Elements to Job Design
Job design is critical to the success of any organization. For our purposes job design is defined as the allocation of specific work tasks to individuals and groups. Allocating jobs and tasks means specifying the contents, method and relationships of jobs to satisfy technological and organizational requirements as well as the personal needs of jobholders.
A task can be best defined as a piece of assigned work expected to be done within a certain time. It is important to strictly and thoroughly identify tasks that need completion.
In addition individuals need to be compelled, excited, and passionate to do their work. Hence, it is essential to design jobs that motivate employees. Motivation describes forces within the individual that account for the level, direction, and persistence of effort expended at work.
In job design it is necessary to identify and structure jobs in a way so that the company’s resources are being efficiently used. Resource allocation occurs when organizations decide to appropriate or allocate certain resources to specific jobs, tasks or dilemmas facing the organization.

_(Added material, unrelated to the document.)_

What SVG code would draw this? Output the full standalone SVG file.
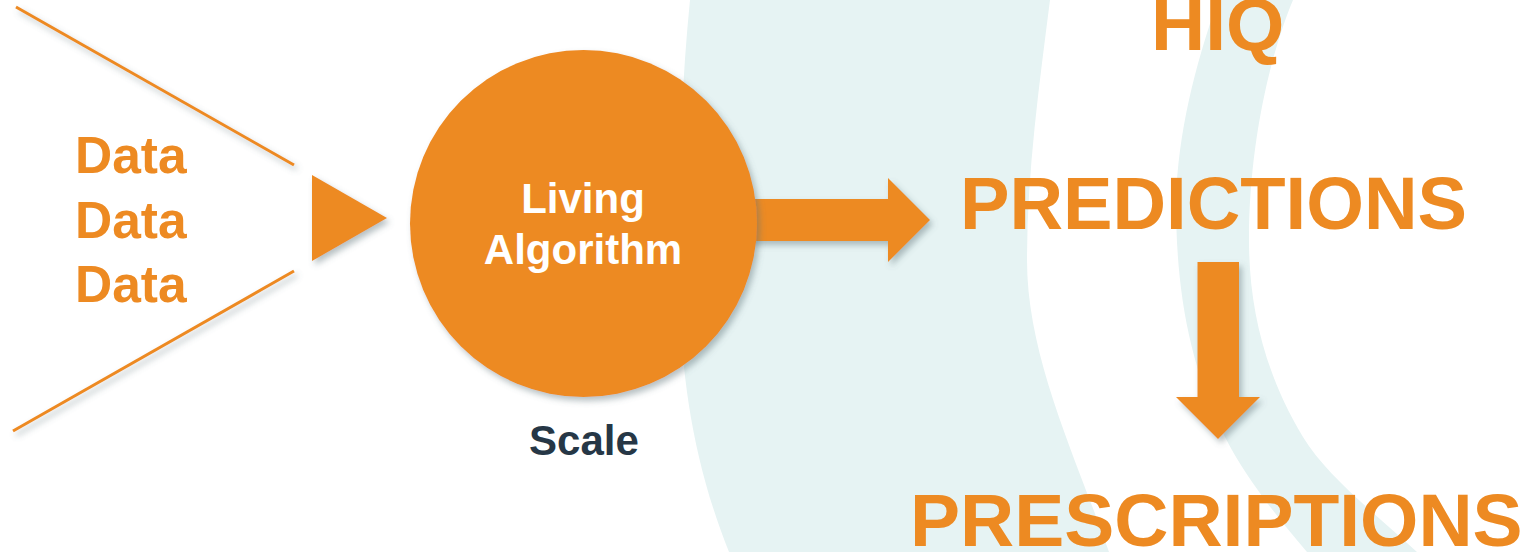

Jobs need to be constructed so that efficiency of the worker or department is maximized. Organizations need to use the resources and creativity of their employees effectively and efficiently. Appropriate resource allocation allows large organizations to foster and develop innovation in their workforce.
Reward systems also play a role in job design. Reward systems include compensation, bonuses, raises, job security, benefits, and various other methods of reward for employees. An outline or description of reward packages needs to be established while constructing jobs.